::: RECORDED DATA
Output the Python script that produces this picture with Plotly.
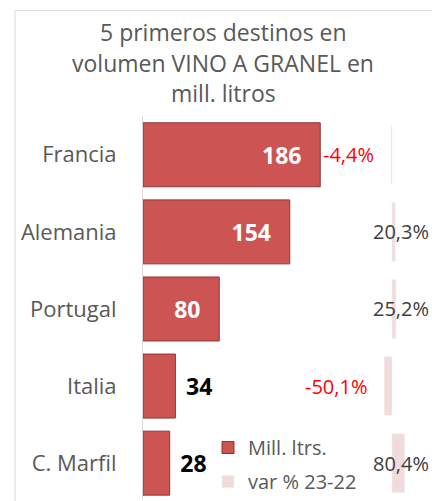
import plotly.graph_objects as go

# ---- data ----
categories = ["Francia", "Alemania", "Portugal", "Italia", "C. Marfil"]
mill_litros = [186, 154, 80, 34, 28]
var_pct = [-4.4, 20.3, 25.2, -50.1, 80.4]
title_lines = ["5 primeros destinos en", "volumen VINO A GRANEL en", "mill. litros"]
series_names = ["Mill. ltrs.", "var % 23-22"]

FONT = "Open Sans"
W, H = 432, 501
ML, MR, MT, MB = 143, 12, 116, 0
PW = W - ML - MR
PH = H - MT - MB

NB = "\u00a0"
TH = "\u2009"
inside = [v > 60 for v in mill_litros]
bar_text = [(f"<b>{v}</b>" + NB * 2 + TH) if ins else (TH * 2 + f"<b>{v}</b>")
            for v, ins in zip(mill_litros, inside)]

fig = go.Figure()
fig.add_trace(go.Bar(
    y=categories, x=mill_litros, orientation="h", name=series_names[0],
    marker=dict(color="#CC5554", line=dict(color="#8E3736", width=1)),
    width=0.83,
    text=bar_text, texttemplate="%{text}",
    textposition=["inside" if i else "outside" for i in inside],
    insidetextanchor="end",
    textfont=dict(family=FONT, size=23,
                  color=["white" if i else "black" for i in inside]),
    cliponaxis=False, legendgroup="a", hoverinfo="skip",
))
fig.add_trace(go.Bar(
    y=categories, x=var_pct, orientation="h", name=series_names[1],
    xaxis="x2", marker=dict(color="#F2DCDB"), width=0.76,
    legendgroup="b", hoverinfo="skip",
))

def fmt(v):
    return f"{v:.1f}%".replace(".", ",")

ann = []
for c, m, v in zip(categories, mill_litros, var_pct):
    if v < 0 and m > 100:
        ann.append(dict(xref="x", yref="y", x=m, y=c, xanchor="left", xshift=1,
                        text=fmt(v), showarrow=False,
                        font=dict(family=FONT, size=20, color="#FF0000")))
    elif v < 0:
        ann.append(dict(xref="x2", yref="y", x=v, y=c, xanchor="right", xshift=-15,
                        text=fmt(v), showarrow=False,
                        font=dict(family=FONT, size=20, color="#FF0000")))
    else:
        ann.append(dict(xref="paper", yref="y", x=(431 - ML) / PW, y=c, xanchor="right",
                        text=fmt(v), showarrow=False,
                        font=dict(family=FONT, size=20, color="#404040")))

for i, line in enumerate(title_lines):
    ann.append(dict(xref="paper", yref="paper", x=(223 - ML) / PW,
                    y=1 + (MT - (32 + 30.5 * i)) / PH, xanchor="center", yanchor="middle",
                    text=line, showarrow=False,
                    font=dict(family=FONT, size=23, color="#595959")))

fig.update_layout(
    width=W, height=H,
    margin=dict(l=ML, r=MR, t=MT, b=MB, pad=0),
    paper_bgcolor="white", plot_bgcolor="white",
    showlegend=True,
    legend=dict(x=(208 - ML) / PW, y=(H - 430) / PH, xanchor="left", yanchor="top",
                bgcolor="rgba(0,0,0,0)", traceorder="grouped", tracegroupgap=5,
                font=dict(family=FONT, size=20, color="#595959")),
    xaxis=dict(range=[0, PW / 0.953], visible=False, fixedrange=True),
    xaxis2=dict(range=[-249 / 0.155, 28 / 0.155], overlaying="x", side="top",
                visible=False),
    yaxis=dict(categoryorder="array", categoryarray=categories,
               range=[4.465, -0.503], showline=True, linecolor="#D9D9D9", linewidth=1,
               ticks="", showgrid=False, zeroline=False, ticklabelstandoff=21,
               tickfont=dict(family=FONT, size=22, color="#595959")),
    annotations=ann,
    shapes=[dict(type="rect", xref="paper", yref="paper",
                 x0=(15 - ML) / PW, x1=(445 - ML) / PW,
                 y0=-0.1, y1=1 + (MT - 10) / PH,
                 line=dict(color="#D9D9D9", width=1), layer="below")],
)

fig.write_html(
    "out.html",
    config={"displayModeBar": False},
    post_script="document.body.style.margin='0';document.body.style.overflow='hidden';"
                "document.documentElement.style.overflow='hidden';",
)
::::::
■ GIVEN EXERCISE ■
Print the listing above in full, exactly as written. Omit any pictures.

■ THE COMPLETED TASK ■
Output the Python script that produces this picture with Plotly.
import plotly.graph_objects as go

# ---- data ----
categories = ["Francia", "Alemania", "Portugal", "Italia", "C. Marfil"]
mill_litros = [186, 154, 80, 34, 28]
var_pct = [-4.4, 20.3, 25.2, -50.1, 80.4]
title_lines = ["5 primeros destinos en", "volumen VINO A GRANEL en", "mill. litros"]
series_names = ["Mill. ltrs.", "var % 23-22"]

FONT = "Open Sans"
W, H = 432, 501
ML, MR, MT, MB = 143, 12, 116, 0
PW = W - ML - MR
PH = H - MT - MB

NB = "\u00a0"
TH = "\u2009"
inside = [v > 60 for v in mill_litros]
bar_text = [(f"<b>{v}</b>" + NB * 2 + TH) if ins else (TH * 2 + f"<b>{v}</b>")
            for v, ins in zip(mill_litros, inside)]

fig = go.Figure()
fig.add_trace(go.Bar(
    y=categories, x=mill_litros, orientation="h", name=series_names[0],
    marker=dict(color="#CC5554", line=dict(color="#8E3736", width=1)),
    width=0.83,
    text=bar_text, texttemplate="%{text}",
    textposition=["inside" if i else "outside" for i in inside],
    insidetextanchor="end",
    textfont=dict(family=FONT, size=23,
                  color=["white" if i else "black" for i in inside]),
    cliponaxis=False, legendgroup="a", hoverinfo="skip",
))
fig.add_trace(go.Bar(
    y=categories, x=var_pct, orientation="h", name=series_names[1],
    xaxis="x2", marker=dict(color="#F2DCDB"), width=0.76,
    legendgroup="b", hoverinfo="skip",
))

def fmt(v):
    return f"{v:.1f}%".replace(".", ",")

ann = []
for c, m, v in zip(categories, mill_litros, var_pct):
    if v < 0 and m > 100:
        ann.append(dict(xref="x", yref="y", x=m, y=c, xanchor="left", xshift=1,
                        text=fmt(v), showarrow=False,
                        font=dict(family=FONT, size=20, color="#FF0000")))
    elif v < 0:
        ann.append(dict(xref="x2", yref="y", x=v, y=c, xanchor="right", xshift=-15,
                        text=fmt(v), showarrow=False,
                        font=dict(family=FONT, size=20, color="#FF0000")))
    else:
        ann.append(dict(xref="paper", yref="y", x=(431 - ML) / PW, y=c, xanchor="right",
                        text=fmt(v), showarrow=False,
                        font=dict(family=FONT, size=20, color="#404040")))

for i, line in enumerate(title_lines):
    ann.append(dict(xref="paper", yref="paper", x=(223 - ML) / PW,
                    y=1 + (MT - (32 + 30.5 * i)) / PH, xanchor="center", yanchor="middle",
                    text=line, showarrow=False,
                    font=dict(family=FONT, size=23, color="#595959")))

fig.update_layout(
    width=W, height=H,
    margin=dict(l=ML, r=MR, t=MT, b=MB, pad=0),
    paper_bgcolor="white", plot_bgcolor="white",
    showlegend=True,
    legend=dict(x=(208 - ML) / PW, y=(H - 430) / PH, xanchor="left", yanchor="top",
                bgcolor="rgba(0,0,0,0)", traceorder="grouped", tracegroupgap=5,
                font=dict(family=FONT, size=20, color="#595959")),
    xaxis=dict(range=[0, PW / 0.953], visible=False, fixedrange=True),
    xaxis2=dict(range=[-249 / 0.155, 28 / 0.155], overlaying="x", side="top",
                visible=False),
    yaxis=dict(categoryorder="array", categoryarray=categories,
               range=[4.465, -0.503], showline=True, linecolor="#D9D9D9", linewidth=1,
               ticks="", showgrid=False, zeroline=False, ticklabelstandoff=21,
               tickfont=dict(family=FONT, size=22, color="#595959")),
    annotations=ann,
    shapes=[dict(type="rect", xref="paper", yref="paper",
                 x0=(15 - ML) / PW, x1=(445 - ML) / PW,
                 y0=-0.1, y1=1 + (MT - 10) / PH,
                 line=dict(color="#D9D9D9", width=1), layer="below")],
)

fig.write_html(
    "out.html",
    config={"displayModeBar": False},
    post_script="document.body.style.margin='0';document.body.style.overflow='hidden';"
                "document.documentElement.style.overflow='hidden';",
)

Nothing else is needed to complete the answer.